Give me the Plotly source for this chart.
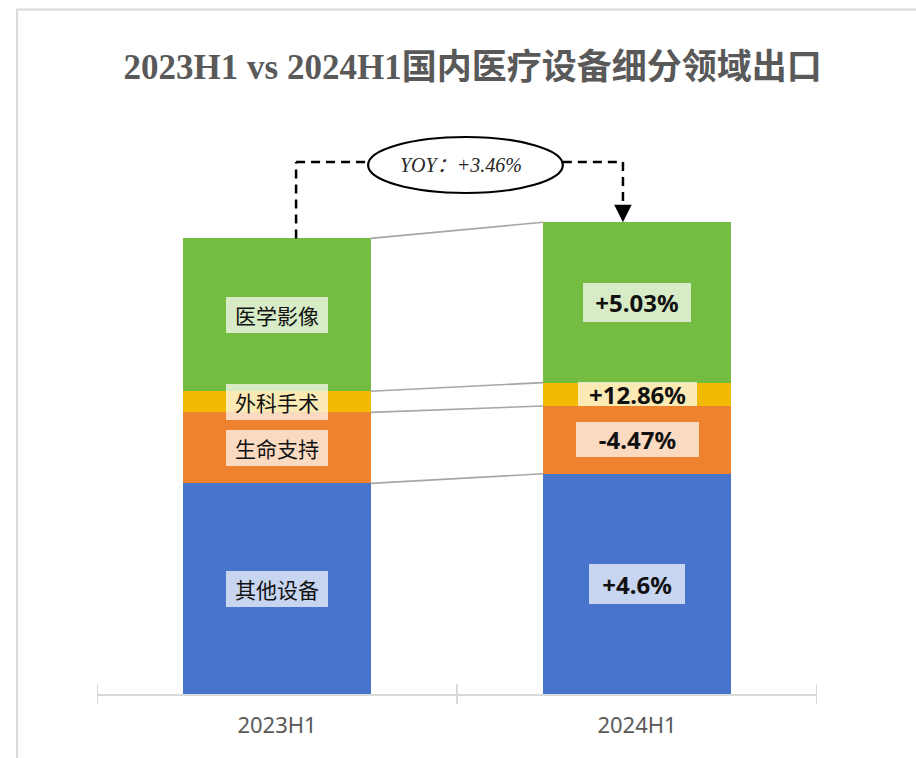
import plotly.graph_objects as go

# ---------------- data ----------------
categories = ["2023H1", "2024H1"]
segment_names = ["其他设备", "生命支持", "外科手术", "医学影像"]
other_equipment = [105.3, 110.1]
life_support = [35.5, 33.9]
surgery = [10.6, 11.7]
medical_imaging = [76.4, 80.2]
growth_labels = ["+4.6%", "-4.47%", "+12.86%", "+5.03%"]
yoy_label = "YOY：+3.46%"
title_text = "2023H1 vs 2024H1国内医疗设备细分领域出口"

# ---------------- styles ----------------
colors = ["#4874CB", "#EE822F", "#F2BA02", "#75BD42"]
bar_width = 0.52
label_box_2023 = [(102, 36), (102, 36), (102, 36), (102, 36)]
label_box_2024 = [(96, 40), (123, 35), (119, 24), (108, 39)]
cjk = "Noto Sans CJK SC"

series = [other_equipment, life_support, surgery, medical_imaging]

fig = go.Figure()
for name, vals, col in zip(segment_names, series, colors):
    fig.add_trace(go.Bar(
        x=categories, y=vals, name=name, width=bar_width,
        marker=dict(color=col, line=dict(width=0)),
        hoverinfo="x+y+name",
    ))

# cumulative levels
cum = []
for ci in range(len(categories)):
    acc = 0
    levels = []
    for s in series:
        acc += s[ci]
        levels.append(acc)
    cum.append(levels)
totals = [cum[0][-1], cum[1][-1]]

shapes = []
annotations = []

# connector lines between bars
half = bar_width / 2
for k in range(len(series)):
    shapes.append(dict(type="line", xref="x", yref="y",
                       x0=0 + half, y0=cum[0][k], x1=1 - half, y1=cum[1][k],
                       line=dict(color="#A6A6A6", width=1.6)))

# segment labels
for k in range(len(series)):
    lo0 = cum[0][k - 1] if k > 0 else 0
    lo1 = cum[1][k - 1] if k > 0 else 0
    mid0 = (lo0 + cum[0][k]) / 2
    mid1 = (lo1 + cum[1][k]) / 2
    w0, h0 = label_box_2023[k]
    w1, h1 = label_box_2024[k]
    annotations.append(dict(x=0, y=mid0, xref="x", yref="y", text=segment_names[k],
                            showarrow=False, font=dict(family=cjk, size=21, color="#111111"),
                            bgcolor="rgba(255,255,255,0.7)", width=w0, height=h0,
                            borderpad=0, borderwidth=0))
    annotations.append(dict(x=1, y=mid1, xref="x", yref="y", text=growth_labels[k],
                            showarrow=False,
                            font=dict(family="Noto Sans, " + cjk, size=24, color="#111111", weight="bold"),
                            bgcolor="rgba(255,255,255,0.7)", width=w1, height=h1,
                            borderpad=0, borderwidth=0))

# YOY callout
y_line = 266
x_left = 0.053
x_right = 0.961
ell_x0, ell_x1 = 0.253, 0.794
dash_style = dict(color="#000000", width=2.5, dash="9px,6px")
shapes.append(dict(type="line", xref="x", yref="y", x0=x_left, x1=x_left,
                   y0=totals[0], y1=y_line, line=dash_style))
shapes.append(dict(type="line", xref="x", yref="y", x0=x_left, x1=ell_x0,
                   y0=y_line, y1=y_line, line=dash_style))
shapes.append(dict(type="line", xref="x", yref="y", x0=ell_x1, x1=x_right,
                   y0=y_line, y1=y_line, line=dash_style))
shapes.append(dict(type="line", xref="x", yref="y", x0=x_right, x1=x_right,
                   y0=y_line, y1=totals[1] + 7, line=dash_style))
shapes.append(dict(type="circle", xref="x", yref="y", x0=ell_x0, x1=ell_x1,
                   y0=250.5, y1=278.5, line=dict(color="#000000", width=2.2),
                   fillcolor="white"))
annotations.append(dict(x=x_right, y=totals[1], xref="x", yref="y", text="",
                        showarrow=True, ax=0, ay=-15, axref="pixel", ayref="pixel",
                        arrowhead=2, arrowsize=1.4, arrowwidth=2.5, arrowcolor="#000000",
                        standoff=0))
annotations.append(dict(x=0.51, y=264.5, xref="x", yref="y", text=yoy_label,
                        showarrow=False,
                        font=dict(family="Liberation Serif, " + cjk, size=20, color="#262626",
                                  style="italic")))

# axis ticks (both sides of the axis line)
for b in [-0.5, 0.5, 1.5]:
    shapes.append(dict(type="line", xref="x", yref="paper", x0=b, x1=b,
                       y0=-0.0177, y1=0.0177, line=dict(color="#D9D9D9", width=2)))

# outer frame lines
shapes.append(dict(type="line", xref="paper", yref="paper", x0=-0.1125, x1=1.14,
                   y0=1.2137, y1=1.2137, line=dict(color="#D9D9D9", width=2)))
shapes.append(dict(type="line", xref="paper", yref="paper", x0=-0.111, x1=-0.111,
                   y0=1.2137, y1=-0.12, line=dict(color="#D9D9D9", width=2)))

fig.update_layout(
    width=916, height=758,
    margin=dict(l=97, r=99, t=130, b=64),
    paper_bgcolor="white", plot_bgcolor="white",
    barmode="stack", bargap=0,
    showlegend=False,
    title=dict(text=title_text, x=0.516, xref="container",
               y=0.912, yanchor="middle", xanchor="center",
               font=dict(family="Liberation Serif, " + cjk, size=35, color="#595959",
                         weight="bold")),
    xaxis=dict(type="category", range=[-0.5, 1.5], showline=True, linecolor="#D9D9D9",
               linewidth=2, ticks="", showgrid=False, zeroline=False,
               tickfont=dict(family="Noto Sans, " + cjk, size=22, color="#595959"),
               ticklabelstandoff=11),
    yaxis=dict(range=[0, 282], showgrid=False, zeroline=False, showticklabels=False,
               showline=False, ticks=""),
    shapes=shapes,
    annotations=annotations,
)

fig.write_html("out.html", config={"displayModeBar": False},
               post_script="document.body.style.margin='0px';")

» **Exercise description**: Using the data above, print every line exactly, omitting pictures.

» **Solution for this task**:
Give me the Plotly source for this chart.
import plotly.graph_objects as go

# ---------------- data ----------------
categories = ["2023H1", "2024H1"]
segment_names = ["其他设备", "生命支持", "外科手术", "医学影像"]
other_equipment = [105.3, 110.1]
life_support = [35.5, 33.9]
surgery = [10.6, 11.7]
medical_imaging = [76.4, 80.2]
growth_labels = ["+4.6%", "-4.47%", "+12.86%", "+5.03%"]
yoy_label = "YOY：+3.46%"
title_text = "2023H1 vs 2024H1国内医疗设备细分领域出口"

# ---------------- styles ----------------
colors = ["#4874CB", "#EE822F", "#F2BA02", "#75BD42"]
bar_width = 0.52
label_box_2023 = [(102, 36), (102, 36), (102, 36), (102, 36)]
label_box_2024 = [(96, 40), (123, 35), (119, 24), (108, 39)]
cjk = "Noto Sans CJK SC"

series = [other_equipment, life_support, surgery, medical_imaging]

fig = go.Figure()
for name, vals, col in zip(segment_names, series, colors):
    fig.add_trace(go.Bar(
        x=categories, y=vals, name=name, width=bar_width,
        marker=dict(color=col, line=dict(width=0)),
        hoverinfo="x+y+name",
    ))

# cumulative levels
cum = []
for ci in range(len(categories)):
    acc = 0
    levels = []
    for s in series:
        acc += s[ci]
        levels.append(acc)
    cum.append(levels)
totals = [cum[0][-1], cum[1][-1]]

shapes = []
annotations = []

# connector lines between bars
half = bar_width / 2
for k in range(len(series)):
    shapes.append(dict(type="line", xref="x", yref="y",
                       x0=0 + half, y0=cum[0][k], x1=1 - half, y1=cum[1][k],
                       line=dict(color="#A6A6A6", width=1.6)))

# segment labels
for k in range(len(series)):
    lo0 = cum[0][k - 1] if k > 0 else 0
    lo1 = cum[1][k - 1] if k > 0 else 0
    mid0 = (lo0 + cum[0][k]) / 2
    mid1 = (lo1 + cum[1][k]) / 2
    w0, h0 = label_box_2023[k]
    w1, h1 = label_box_2024[k]
    annotations.append(dict(x=0, y=mid0, xref="x", yref="y", text=segment_names[k],
                            showarrow=False, font=dict(family=cjk, size=21, color="#111111"),
                            bgcolor="rgba(255,255,255,0.7)", width=w0, height=h0,
                            borderpad=0, borderwidth=0))
    annotations.append(dict(x=1, y=mid1, xref="x", yref="y", text=growth_labels[k],
                            showarrow=False,
                            font=dict(family="Noto Sans, " + cjk, size=24, color="#111111", weight="bold"),
                            bgcolor="rgba(255,255,255,0.7)", width=w1, height=h1,
                            borderpad=0, borderwidth=0))

# YOY callout
y_line = 266
x_left = 0.053
x_right = 0.961
ell_x0, ell_x1 = 0.253, 0.794
dash_style = dict(color="#000000", width=2.5, dash="9px,6px")
shapes.append(dict(type="line", xref="x", yref="y", x0=x_left, x1=x_left,
                   y0=totals[0], y1=y_line, line=dash_style))
shapes.append(dict(type="line", xref="x", yref="y", x0=x_left, x1=ell_x0,
                   y0=y_line, y1=y_line, line=dash_style))
shapes.append(dict(type="line", xref="x", yref="y", x0=ell_x1, x1=x_right,
                   y0=y_line, y1=y_line, line=dash_style))
shapes.append(dict(type="line", xref="x", yref="y", x0=x_right, x1=x_right,
                   y0=y_line, y1=totals[1] + 7, line=dash_style))
shapes.append(dict(type="circle", xref="x", yref="y", x0=ell_x0, x1=ell_x1,
                   y0=250.5, y1=278.5, line=dict(color="#000000", width=2.2),
                   fillcolor="white"))
annotations.append(dict(x=x_right, y=totals[1], xref="x", yref="y", text="",
                        showarrow=True, ax=0, ay=-15, axref="pixel", ayref="pixel",
                        arrowhead=2, arrowsize=1.4, arrowwidth=2.5, arrowcolor="#000000",
                        standoff=0))
annotations.append(dict(x=0.51, y=264.5, xref="x", yref="y", text=yoy_label,
                        showarrow=False,
                        font=dict(family="Liberation Serif, " + cjk, size=20, color="#262626",
                                  style="italic")))

# axis ticks (both sides of the axis line)
for b in [-0.5, 0.5, 1.5]:
    shapes.append(dict(type="line", xref="x", yref="paper", x0=b, x1=b,
                       y0=-0.0177, y1=0.0177, line=dict(color="#D9D9D9", width=2)))

# outer frame lines
shapes.append(dict(type="line", xref="paper", yref="paper", x0=-0.1125, x1=1.14,
                   y0=1.2137, y1=1.2137, line=dict(color="#D9D9D9", width=2)))
shapes.append(dict(type="line", xref="paper", yref="paper", x0=-0.111, x1=-0.111,
                   y0=1.2137, y1=-0.12, line=dict(color="#D9D9D9", width=2)))

fig.update_layout(
    width=916, height=758,
    margin=dict(l=97, r=99, t=130, b=64),
    paper_bgcolor="white", plot_bgcolor="white",
    barmode="stack", bargap=0,
    showlegend=False,
    title=dict(text=title_text, x=0.516, xref="container",
               y=0.912, yanchor="middle", xanchor="center",
               font=dict(family="Liberation Serif, " + cjk, size=35, color="#595959",
                         weight="bold")),
    xaxis=dict(type="category", range=[-0.5, 1.5], showline=True, linecolor="#D9D9D9",
               linewidth=2, ticks="", showgrid=False, zeroline=False,
               tickfont=dict(family="Noto Sans, " + cjk, size=22, color="#595959"),
               ticklabelstandoff=11),
    yaxis=dict(range=[0, 282], showgrid=False, zeroline=False, showticklabels=False,
               showline=False, ticks=""),
    shapes=shapes,
    annotations=annotations,
)

fig.write_html("out.html", config={"displayModeBar": False},
               post_script="document.body.style.margin='0px';")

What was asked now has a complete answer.